TASK DESCRIPTION: Without the pictures, return exactly the lines from the one with "Write the seaborn" through the one with "ax = fig.add_axes([(cx". Both end lines belong in the copy.

Records with drawing code:
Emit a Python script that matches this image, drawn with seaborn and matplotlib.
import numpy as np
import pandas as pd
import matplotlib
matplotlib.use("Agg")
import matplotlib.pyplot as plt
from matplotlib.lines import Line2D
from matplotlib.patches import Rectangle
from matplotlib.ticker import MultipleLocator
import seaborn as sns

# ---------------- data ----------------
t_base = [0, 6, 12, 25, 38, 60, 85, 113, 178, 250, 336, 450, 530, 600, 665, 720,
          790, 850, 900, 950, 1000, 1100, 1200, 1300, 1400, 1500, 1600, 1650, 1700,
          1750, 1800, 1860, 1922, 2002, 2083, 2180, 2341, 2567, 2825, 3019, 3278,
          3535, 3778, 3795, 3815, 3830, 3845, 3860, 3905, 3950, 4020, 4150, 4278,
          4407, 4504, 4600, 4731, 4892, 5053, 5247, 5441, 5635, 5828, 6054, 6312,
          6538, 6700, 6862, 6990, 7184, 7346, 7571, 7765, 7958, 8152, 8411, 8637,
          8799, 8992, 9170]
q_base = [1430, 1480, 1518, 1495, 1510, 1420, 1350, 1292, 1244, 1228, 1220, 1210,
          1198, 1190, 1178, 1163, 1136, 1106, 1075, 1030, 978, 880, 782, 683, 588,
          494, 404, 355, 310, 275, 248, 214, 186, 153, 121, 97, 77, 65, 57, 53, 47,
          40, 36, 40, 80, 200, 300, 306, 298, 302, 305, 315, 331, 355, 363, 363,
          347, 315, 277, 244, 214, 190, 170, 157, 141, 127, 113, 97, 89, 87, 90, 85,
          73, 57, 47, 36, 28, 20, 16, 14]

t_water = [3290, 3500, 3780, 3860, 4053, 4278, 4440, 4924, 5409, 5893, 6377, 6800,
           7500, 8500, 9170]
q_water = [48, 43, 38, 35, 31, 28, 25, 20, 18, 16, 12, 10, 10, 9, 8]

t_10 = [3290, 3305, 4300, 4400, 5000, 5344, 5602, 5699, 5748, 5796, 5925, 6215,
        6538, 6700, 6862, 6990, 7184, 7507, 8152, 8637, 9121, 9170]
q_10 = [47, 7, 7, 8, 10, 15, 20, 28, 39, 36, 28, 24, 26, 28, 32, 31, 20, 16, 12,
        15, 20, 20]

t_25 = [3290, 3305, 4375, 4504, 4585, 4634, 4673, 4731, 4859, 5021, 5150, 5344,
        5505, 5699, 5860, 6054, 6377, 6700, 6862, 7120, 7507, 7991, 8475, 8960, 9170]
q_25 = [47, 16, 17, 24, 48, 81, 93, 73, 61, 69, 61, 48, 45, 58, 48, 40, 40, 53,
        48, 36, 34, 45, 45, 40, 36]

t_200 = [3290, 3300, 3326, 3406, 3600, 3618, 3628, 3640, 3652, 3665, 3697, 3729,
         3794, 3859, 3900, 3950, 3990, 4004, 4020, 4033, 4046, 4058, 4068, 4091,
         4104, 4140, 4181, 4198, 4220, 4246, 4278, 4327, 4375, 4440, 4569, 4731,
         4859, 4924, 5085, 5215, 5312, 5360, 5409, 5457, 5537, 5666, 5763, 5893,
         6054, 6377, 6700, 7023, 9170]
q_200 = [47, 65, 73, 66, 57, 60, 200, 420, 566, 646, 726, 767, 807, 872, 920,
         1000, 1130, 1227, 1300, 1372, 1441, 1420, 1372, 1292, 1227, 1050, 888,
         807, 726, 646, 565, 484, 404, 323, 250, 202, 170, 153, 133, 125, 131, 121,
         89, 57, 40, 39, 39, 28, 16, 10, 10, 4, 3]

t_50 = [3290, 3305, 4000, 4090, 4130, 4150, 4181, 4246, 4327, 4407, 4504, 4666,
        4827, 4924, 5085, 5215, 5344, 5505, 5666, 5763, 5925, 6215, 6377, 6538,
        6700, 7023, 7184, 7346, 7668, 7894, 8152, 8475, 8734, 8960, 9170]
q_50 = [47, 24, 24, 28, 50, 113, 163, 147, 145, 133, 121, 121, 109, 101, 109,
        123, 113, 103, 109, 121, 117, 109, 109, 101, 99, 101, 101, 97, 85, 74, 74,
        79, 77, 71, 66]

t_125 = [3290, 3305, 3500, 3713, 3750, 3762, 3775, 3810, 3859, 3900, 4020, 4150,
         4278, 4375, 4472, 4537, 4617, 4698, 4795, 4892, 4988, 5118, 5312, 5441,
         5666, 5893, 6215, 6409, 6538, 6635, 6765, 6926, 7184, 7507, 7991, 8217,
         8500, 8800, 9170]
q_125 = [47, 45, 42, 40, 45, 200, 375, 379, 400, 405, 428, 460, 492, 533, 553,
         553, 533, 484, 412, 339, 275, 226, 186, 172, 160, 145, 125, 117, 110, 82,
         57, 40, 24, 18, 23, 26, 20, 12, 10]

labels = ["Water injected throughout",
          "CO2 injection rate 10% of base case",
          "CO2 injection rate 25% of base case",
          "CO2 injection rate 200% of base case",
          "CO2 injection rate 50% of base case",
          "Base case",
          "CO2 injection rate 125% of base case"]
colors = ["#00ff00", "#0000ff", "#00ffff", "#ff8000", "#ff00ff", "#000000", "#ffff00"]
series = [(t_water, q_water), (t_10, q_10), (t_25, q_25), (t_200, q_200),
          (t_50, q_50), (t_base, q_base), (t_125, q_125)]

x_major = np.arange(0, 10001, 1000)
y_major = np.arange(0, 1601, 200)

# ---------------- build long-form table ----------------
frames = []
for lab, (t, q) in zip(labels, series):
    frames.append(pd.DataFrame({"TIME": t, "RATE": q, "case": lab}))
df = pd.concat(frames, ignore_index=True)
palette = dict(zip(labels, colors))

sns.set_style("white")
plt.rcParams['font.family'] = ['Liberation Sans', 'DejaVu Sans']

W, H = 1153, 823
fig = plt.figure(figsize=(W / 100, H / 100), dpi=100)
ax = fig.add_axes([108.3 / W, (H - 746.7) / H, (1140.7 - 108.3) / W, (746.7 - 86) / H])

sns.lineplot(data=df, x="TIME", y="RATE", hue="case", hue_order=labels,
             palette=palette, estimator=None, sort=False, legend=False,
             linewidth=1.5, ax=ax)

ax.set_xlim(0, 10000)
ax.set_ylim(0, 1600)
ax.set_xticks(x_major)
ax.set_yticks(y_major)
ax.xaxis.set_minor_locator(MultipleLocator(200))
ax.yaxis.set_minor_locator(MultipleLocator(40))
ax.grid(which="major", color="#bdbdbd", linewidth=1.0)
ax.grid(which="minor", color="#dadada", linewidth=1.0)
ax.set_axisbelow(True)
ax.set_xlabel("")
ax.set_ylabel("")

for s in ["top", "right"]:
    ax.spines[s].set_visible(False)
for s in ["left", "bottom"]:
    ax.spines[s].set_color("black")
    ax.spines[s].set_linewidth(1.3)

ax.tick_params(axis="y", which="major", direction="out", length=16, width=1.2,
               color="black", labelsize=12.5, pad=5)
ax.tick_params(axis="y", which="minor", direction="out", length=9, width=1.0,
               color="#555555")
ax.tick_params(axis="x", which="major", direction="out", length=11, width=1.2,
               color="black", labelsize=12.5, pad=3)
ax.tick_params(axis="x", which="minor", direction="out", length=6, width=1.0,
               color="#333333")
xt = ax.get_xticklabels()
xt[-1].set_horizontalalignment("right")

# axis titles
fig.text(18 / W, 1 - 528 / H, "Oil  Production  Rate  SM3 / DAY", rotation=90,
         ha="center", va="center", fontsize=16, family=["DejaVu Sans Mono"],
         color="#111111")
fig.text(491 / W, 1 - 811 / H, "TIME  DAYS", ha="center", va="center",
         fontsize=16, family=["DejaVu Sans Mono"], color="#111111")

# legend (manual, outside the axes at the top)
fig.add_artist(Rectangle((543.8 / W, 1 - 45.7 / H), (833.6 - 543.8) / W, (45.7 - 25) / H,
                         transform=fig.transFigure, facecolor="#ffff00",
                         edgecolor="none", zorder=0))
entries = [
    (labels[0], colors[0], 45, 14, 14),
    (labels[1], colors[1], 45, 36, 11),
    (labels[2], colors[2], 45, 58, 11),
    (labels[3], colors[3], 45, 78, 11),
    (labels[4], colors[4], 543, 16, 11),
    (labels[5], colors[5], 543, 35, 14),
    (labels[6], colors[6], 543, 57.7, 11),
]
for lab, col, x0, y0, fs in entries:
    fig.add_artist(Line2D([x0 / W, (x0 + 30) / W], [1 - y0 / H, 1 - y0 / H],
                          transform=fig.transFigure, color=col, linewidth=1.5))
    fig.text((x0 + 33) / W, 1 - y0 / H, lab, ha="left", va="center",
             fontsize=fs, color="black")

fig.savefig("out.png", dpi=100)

...

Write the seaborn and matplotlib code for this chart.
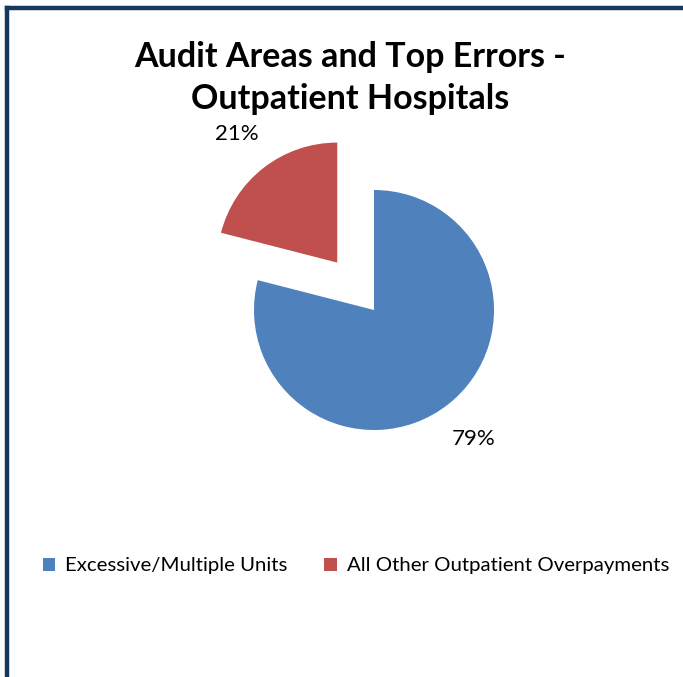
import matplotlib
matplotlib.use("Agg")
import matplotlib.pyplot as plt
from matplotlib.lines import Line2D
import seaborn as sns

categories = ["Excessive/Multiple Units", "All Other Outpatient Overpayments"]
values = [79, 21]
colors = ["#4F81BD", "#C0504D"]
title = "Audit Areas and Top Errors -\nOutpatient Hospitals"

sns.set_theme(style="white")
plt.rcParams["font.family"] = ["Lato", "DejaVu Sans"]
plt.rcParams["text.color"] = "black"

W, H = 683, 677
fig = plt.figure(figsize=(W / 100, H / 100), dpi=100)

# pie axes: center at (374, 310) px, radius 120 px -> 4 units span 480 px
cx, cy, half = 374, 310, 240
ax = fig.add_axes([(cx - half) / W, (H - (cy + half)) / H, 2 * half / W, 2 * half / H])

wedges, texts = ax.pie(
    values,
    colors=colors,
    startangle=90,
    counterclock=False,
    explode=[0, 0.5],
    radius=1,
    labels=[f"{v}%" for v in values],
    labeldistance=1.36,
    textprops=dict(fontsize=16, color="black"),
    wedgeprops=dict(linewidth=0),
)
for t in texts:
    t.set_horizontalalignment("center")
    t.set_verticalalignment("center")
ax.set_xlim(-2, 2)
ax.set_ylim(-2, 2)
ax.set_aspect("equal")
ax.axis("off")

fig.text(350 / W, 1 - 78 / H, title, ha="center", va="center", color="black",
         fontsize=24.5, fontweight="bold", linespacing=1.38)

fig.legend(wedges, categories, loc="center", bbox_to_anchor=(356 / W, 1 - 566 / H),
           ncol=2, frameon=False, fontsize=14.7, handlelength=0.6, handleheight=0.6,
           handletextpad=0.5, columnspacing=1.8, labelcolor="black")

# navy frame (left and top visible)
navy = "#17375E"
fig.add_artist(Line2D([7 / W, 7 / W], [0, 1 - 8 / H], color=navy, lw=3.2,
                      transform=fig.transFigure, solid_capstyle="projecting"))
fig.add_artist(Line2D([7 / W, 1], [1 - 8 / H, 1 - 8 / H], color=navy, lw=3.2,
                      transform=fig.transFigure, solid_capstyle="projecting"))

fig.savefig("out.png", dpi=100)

WORKED SOLUTION:
Write the seaborn and matplotlib code for this chart.
import matplotlib
matplotlib.use("Agg")
import matplotlib.pyplot as plt
from matplotlib.lines import Line2D
import seaborn as sns

categories = ["Excessive/Multiple Units", "All Other Outpatient Overpayments"]
values = [79, 21]
colors = ["#4F81BD", "#C0504D"]
title = "Audit Areas and Top Errors -\nOutpatient Hospitals"

sns.set_theme(style="white")
plt.rcParams["font.family"] = ["Lato", "DejaVu Sans"]
plt.rcParams["text.color"] = "black"

W, H = 683, 677
fig = plt.figure(figsize=(W / 100, H / 100), dpi=100)

# pie axes: center at (374, 310) px, radius 120 px -> 4 units span 480 px
cx, cy, half = 374, 310, 240
ax = fig.add_axes([(cx - half) / W, (H - (cy + half)) / H, 2 * half / W, 2 * half / H])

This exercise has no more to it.